- What to produce -
Below are the records. List every line holding the word "this".

- Listed records -
start
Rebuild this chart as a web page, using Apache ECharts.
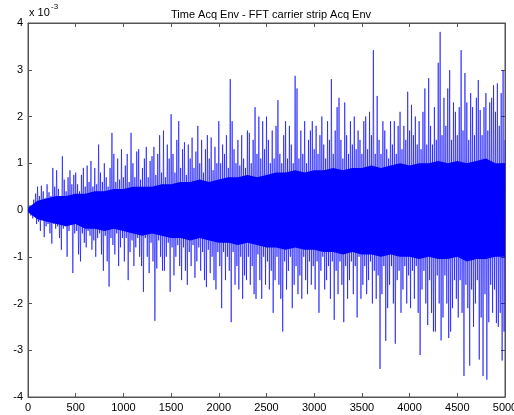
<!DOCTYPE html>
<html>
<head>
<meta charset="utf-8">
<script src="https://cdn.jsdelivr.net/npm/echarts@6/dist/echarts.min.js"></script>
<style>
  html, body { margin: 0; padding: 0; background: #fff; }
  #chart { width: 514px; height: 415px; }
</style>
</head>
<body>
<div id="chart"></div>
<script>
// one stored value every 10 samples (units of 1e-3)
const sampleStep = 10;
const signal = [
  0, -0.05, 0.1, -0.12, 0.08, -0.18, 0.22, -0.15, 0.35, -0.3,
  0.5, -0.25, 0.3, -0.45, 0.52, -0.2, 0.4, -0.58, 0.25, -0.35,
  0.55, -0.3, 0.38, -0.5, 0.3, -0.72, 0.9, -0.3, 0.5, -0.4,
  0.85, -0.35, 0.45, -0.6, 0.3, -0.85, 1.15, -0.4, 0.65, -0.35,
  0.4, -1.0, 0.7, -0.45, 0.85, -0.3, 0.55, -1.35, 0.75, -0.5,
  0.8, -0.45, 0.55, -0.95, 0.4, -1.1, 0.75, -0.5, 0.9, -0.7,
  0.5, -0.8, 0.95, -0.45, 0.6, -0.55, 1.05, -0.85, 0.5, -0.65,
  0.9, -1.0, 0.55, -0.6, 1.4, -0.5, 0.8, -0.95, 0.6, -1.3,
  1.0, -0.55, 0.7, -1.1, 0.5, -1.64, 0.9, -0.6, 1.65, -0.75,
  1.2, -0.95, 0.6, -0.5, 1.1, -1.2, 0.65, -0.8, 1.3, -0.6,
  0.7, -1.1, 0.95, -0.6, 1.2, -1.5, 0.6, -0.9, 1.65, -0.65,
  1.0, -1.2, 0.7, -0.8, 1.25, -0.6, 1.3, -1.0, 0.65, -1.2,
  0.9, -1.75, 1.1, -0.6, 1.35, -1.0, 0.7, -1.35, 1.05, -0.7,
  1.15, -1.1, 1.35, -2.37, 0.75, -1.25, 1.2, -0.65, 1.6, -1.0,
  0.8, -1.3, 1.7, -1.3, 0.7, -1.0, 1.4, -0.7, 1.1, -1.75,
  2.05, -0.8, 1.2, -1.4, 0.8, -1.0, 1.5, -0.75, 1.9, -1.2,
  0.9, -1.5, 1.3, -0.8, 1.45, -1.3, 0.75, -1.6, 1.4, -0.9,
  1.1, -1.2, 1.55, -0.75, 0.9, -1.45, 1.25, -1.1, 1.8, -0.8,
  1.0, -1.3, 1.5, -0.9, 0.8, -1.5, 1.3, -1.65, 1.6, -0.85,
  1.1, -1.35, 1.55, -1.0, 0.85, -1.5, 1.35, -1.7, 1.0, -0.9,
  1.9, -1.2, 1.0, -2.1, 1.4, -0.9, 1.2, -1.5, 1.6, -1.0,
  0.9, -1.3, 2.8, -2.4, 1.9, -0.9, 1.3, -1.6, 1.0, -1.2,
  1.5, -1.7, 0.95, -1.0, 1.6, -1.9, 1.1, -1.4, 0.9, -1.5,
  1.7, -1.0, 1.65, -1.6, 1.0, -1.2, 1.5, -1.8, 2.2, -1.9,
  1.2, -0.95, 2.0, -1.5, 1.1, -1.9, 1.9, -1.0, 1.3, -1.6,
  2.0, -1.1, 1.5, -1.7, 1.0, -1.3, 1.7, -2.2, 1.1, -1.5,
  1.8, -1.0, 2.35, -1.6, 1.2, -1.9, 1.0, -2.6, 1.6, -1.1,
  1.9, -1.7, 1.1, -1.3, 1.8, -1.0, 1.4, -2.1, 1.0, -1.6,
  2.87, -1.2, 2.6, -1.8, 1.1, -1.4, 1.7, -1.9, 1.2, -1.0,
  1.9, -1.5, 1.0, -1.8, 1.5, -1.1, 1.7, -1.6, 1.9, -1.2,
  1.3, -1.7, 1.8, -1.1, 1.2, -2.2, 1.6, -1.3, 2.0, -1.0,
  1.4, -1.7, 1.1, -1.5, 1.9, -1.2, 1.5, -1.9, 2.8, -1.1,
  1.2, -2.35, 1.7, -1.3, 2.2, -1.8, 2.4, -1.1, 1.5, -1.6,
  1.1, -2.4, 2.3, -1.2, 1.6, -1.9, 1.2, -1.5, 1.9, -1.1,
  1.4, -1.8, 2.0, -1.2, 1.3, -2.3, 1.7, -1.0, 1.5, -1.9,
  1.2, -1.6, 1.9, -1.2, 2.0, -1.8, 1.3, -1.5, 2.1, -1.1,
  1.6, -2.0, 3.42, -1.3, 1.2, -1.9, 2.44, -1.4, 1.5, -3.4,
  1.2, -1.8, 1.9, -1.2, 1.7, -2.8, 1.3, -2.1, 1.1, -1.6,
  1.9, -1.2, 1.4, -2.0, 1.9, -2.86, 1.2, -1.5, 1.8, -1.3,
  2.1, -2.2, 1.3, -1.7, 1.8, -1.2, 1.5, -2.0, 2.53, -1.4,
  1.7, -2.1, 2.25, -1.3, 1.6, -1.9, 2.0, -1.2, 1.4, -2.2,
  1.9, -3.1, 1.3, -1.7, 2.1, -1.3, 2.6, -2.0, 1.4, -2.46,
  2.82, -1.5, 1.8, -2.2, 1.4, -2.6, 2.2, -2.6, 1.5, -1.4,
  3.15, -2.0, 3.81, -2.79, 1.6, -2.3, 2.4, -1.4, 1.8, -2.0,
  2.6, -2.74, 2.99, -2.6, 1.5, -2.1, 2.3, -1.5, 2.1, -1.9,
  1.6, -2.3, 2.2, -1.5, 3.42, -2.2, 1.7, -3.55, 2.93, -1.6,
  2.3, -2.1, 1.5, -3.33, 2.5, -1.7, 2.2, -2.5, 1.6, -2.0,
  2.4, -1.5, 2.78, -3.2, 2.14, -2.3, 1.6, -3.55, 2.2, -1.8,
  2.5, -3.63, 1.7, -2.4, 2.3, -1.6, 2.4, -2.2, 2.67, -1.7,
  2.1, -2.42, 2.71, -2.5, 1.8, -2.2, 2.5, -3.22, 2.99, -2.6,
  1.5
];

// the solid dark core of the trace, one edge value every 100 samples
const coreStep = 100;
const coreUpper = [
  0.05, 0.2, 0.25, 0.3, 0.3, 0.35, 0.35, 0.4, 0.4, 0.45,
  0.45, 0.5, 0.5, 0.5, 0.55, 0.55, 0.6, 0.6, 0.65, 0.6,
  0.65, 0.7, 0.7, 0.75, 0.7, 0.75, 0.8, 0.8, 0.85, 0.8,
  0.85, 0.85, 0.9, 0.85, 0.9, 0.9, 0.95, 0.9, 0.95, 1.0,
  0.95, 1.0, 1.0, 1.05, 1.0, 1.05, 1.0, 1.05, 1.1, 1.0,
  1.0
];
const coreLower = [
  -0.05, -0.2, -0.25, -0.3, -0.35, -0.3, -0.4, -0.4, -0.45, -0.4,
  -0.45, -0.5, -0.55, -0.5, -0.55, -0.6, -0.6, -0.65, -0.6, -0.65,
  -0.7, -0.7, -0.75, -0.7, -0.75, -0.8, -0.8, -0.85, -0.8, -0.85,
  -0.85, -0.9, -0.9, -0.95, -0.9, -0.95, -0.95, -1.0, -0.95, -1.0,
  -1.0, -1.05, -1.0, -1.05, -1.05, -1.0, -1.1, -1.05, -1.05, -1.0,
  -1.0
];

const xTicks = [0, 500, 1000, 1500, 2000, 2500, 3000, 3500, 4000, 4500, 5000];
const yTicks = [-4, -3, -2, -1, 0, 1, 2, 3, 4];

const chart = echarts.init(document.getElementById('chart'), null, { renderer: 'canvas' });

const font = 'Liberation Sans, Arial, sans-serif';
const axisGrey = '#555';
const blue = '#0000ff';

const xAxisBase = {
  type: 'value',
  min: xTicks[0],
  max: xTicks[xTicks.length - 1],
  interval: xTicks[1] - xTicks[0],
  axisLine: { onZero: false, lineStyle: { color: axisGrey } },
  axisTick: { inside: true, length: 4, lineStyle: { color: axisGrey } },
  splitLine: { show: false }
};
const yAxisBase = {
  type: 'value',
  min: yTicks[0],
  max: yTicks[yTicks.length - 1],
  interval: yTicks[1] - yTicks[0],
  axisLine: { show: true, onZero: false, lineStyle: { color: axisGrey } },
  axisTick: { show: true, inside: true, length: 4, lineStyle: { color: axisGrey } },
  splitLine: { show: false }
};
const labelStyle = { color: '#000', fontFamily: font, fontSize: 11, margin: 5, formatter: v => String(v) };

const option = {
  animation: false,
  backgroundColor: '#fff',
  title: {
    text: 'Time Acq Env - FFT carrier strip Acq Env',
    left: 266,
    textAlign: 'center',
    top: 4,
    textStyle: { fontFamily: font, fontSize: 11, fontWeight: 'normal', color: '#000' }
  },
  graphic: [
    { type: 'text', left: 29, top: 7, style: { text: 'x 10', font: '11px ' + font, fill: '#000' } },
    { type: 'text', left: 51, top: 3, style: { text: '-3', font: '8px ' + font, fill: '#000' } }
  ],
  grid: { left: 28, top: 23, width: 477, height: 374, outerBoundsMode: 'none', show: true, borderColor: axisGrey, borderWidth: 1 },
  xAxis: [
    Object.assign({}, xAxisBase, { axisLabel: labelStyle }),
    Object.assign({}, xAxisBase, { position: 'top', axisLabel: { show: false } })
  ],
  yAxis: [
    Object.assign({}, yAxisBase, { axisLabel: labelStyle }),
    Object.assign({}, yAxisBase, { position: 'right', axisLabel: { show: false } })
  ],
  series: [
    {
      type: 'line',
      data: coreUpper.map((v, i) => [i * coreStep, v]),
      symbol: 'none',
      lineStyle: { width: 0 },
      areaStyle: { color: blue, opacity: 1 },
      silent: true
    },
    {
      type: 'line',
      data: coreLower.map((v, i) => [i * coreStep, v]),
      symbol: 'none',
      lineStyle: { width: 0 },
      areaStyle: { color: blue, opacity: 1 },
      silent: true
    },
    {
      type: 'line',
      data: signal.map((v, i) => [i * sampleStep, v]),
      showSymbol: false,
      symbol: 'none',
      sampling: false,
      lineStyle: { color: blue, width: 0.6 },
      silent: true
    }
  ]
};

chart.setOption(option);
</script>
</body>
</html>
end
start
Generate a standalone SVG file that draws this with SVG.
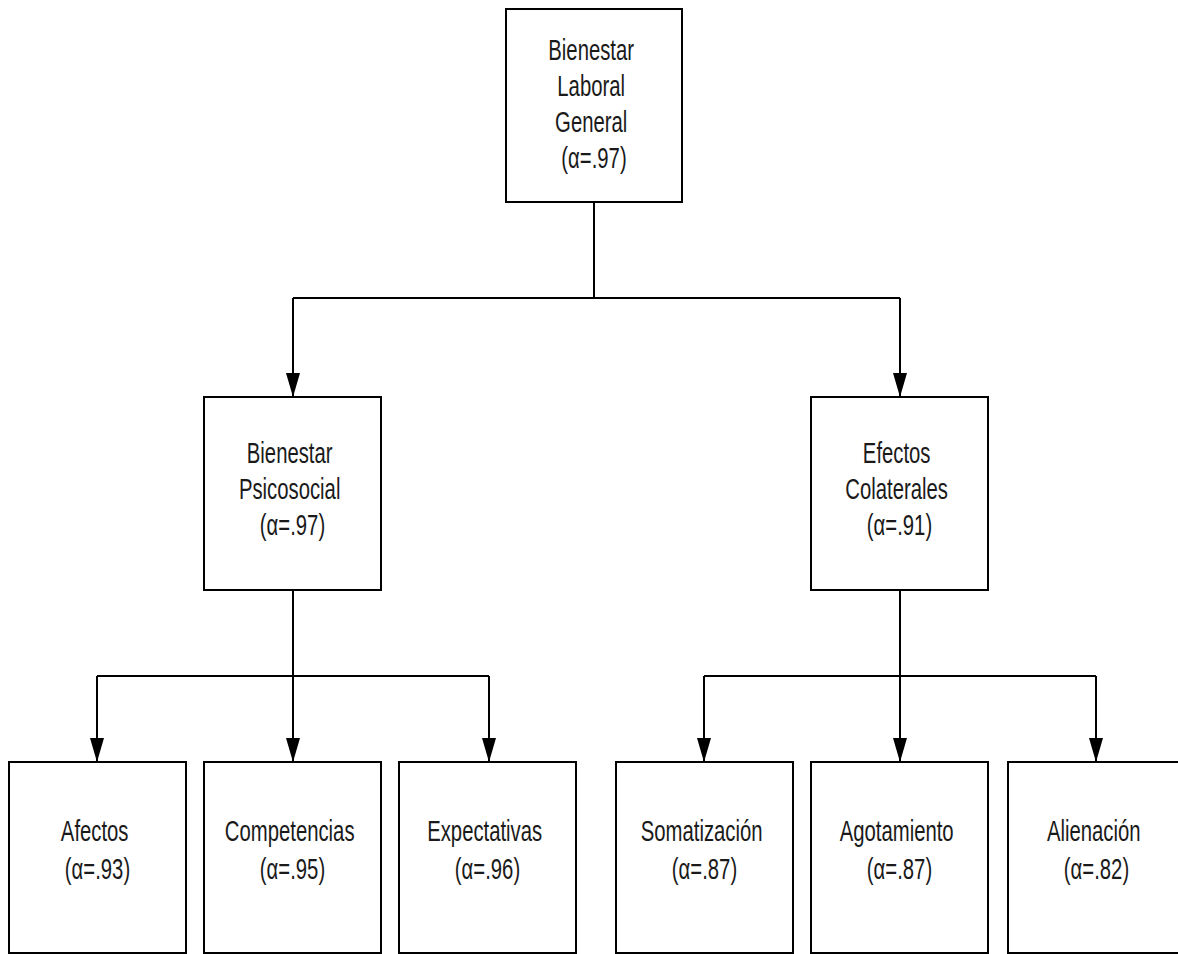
end
start
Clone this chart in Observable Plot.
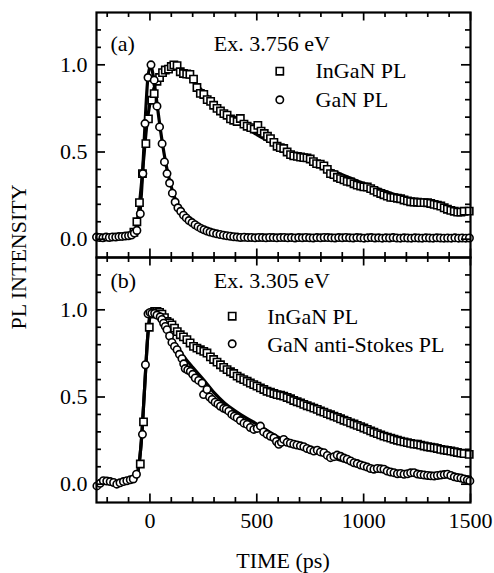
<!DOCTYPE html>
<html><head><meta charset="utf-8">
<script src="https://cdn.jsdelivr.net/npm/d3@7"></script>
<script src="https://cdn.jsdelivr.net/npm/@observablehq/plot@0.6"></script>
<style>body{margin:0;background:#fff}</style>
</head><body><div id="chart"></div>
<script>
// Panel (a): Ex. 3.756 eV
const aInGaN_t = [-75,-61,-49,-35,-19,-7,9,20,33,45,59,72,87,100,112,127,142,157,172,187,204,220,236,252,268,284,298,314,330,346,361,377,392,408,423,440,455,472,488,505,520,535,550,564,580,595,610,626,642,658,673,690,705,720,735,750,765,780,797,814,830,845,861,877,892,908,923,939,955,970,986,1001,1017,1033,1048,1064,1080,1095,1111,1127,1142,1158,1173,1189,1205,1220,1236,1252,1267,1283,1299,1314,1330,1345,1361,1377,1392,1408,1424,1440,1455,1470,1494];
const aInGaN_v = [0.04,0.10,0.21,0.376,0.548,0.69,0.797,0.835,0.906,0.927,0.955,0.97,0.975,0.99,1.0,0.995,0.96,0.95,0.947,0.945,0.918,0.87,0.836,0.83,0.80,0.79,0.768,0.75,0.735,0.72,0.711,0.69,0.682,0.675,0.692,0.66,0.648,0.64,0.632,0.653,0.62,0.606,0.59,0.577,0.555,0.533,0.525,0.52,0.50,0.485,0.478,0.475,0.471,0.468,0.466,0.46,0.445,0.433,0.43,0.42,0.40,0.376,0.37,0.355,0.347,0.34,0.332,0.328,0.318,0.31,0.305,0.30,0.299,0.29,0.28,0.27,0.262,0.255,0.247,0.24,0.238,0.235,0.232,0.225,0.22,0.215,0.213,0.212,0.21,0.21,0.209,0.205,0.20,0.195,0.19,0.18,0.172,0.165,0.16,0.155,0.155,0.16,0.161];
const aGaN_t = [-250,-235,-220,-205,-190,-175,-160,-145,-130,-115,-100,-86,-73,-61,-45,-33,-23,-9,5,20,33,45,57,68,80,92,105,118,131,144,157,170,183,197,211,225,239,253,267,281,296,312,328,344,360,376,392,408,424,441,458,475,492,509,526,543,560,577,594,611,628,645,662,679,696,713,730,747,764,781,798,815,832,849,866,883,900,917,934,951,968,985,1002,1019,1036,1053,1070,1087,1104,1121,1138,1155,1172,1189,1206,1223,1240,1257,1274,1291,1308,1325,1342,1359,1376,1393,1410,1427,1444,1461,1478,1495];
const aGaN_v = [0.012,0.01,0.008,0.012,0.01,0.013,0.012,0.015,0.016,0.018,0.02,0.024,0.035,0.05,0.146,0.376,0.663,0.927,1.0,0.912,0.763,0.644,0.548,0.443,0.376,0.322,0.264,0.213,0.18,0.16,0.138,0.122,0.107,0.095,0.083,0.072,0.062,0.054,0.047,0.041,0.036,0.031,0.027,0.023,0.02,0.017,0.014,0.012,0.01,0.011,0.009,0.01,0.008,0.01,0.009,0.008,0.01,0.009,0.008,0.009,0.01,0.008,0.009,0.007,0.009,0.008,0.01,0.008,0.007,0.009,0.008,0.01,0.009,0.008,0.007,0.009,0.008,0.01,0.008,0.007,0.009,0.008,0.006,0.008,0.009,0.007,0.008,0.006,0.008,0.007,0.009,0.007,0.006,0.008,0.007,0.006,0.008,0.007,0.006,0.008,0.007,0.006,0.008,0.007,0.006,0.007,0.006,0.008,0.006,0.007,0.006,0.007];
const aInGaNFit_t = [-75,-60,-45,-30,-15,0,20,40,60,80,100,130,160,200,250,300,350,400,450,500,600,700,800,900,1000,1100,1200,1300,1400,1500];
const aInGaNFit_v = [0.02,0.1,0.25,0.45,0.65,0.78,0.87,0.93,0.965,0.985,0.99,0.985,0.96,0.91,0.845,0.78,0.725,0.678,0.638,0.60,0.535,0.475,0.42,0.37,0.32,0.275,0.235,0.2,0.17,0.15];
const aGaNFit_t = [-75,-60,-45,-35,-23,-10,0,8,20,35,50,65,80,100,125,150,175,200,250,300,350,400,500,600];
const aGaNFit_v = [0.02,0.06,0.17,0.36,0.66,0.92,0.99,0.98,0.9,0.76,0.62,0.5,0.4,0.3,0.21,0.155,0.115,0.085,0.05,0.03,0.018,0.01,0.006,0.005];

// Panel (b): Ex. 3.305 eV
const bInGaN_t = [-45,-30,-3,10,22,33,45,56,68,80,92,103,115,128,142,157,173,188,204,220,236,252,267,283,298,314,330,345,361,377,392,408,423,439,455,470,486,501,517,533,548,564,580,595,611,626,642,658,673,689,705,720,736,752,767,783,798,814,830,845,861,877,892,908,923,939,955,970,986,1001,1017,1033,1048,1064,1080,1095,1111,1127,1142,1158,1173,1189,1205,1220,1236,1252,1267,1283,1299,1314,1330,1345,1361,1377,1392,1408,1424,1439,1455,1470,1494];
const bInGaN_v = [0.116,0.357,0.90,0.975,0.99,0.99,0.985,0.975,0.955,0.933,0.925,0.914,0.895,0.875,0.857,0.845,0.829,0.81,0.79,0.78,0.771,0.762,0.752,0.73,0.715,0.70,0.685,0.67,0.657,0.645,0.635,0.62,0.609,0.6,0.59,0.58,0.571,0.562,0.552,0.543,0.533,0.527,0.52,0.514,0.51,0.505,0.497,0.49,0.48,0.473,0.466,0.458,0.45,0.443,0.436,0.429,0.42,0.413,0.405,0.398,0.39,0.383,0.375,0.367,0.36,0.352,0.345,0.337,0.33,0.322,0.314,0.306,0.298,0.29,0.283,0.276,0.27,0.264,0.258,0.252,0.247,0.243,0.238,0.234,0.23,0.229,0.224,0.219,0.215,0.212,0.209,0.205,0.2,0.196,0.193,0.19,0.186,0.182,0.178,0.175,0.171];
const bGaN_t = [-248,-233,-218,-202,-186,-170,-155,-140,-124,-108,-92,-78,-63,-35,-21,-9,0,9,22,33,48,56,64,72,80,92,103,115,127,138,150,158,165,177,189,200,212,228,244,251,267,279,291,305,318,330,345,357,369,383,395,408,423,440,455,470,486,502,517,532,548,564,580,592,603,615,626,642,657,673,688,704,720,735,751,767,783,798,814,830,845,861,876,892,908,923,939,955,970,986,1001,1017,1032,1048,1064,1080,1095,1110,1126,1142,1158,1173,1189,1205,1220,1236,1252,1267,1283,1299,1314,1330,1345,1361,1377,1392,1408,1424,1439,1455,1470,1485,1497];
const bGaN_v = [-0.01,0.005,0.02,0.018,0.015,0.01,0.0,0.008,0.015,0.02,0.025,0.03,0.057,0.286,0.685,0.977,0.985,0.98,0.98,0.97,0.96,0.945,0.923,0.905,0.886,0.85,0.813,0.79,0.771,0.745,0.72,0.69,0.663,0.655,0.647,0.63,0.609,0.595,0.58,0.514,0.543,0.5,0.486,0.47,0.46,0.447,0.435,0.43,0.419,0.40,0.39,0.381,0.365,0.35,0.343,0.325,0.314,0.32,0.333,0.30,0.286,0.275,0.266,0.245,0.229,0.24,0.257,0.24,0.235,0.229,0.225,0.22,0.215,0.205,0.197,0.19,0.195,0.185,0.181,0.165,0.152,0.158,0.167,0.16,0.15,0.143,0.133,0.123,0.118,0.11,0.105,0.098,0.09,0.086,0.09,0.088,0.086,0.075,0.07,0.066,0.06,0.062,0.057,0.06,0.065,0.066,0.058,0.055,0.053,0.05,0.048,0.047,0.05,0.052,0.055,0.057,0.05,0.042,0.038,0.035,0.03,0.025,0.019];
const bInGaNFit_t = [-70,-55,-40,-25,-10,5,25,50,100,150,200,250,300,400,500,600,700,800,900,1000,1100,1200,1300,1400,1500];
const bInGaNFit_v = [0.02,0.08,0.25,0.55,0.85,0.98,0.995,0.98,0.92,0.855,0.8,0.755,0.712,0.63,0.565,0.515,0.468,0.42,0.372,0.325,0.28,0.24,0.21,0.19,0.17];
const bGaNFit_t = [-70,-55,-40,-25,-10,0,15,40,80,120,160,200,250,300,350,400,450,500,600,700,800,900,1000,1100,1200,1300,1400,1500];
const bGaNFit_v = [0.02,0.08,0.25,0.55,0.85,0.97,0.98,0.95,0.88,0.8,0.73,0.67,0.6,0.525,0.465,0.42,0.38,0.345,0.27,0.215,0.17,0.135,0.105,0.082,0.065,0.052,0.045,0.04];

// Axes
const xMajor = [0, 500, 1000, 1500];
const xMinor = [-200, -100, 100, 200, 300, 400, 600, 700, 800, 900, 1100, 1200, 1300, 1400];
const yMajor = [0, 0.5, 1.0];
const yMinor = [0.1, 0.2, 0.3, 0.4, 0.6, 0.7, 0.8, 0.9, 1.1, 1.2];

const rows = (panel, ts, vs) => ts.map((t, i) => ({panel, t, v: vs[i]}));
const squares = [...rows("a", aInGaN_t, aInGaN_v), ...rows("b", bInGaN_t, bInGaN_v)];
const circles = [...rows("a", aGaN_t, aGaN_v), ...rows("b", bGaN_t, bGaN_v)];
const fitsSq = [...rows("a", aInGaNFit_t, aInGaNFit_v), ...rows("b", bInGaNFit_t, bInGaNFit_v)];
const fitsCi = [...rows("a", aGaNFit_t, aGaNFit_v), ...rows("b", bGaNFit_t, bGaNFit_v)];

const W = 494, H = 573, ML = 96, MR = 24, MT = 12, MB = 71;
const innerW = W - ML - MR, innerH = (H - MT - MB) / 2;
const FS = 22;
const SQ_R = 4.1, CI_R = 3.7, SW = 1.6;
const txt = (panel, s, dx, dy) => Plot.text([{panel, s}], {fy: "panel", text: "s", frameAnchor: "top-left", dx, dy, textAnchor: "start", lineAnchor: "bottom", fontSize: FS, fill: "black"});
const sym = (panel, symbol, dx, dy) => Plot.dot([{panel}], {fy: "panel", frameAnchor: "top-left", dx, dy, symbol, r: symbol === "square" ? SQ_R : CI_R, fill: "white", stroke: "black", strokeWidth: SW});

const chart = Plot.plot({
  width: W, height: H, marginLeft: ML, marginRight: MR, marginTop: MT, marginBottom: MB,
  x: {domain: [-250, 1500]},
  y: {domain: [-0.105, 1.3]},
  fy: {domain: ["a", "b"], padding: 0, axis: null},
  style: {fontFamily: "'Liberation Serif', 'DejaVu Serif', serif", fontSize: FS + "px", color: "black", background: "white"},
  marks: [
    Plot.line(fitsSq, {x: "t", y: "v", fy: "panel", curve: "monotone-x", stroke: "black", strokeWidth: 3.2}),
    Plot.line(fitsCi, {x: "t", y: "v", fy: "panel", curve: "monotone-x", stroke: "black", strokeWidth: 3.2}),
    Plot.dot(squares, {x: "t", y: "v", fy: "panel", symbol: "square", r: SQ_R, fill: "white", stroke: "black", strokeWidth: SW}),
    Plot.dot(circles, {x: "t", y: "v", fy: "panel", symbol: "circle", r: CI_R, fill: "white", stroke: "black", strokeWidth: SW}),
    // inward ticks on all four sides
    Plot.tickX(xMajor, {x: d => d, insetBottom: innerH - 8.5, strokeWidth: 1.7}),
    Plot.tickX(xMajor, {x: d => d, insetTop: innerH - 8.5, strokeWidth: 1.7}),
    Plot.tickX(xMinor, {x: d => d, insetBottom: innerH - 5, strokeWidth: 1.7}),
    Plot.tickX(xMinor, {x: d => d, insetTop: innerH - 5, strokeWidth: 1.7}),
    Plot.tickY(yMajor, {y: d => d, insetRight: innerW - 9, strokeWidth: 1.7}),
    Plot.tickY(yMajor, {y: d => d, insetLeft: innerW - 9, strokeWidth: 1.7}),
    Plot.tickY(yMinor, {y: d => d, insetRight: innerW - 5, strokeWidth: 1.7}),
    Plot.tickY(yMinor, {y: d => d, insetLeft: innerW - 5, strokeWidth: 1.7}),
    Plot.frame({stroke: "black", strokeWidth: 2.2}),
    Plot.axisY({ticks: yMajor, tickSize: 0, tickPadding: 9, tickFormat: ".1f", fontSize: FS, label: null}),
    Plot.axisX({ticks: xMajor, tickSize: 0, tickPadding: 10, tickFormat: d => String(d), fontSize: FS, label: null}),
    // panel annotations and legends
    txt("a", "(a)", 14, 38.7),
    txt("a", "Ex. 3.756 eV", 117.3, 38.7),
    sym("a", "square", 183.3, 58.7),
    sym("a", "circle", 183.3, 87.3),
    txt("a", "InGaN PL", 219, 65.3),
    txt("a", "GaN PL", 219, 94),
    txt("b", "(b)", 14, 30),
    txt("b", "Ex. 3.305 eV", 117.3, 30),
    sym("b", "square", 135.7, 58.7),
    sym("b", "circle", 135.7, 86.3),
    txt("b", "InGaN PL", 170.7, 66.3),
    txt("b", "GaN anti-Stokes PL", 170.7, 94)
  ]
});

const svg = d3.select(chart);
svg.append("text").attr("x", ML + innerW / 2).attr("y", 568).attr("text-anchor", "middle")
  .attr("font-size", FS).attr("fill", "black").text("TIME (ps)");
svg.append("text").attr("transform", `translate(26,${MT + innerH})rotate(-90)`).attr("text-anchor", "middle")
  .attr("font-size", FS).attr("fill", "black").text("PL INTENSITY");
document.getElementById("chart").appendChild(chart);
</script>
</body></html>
end
- Full solution -
Rebuild this chart as a web page, using Apache ECharts.
Generate a standalone SVG file that draws this with SVG.
Clone this chart in Observable Plot.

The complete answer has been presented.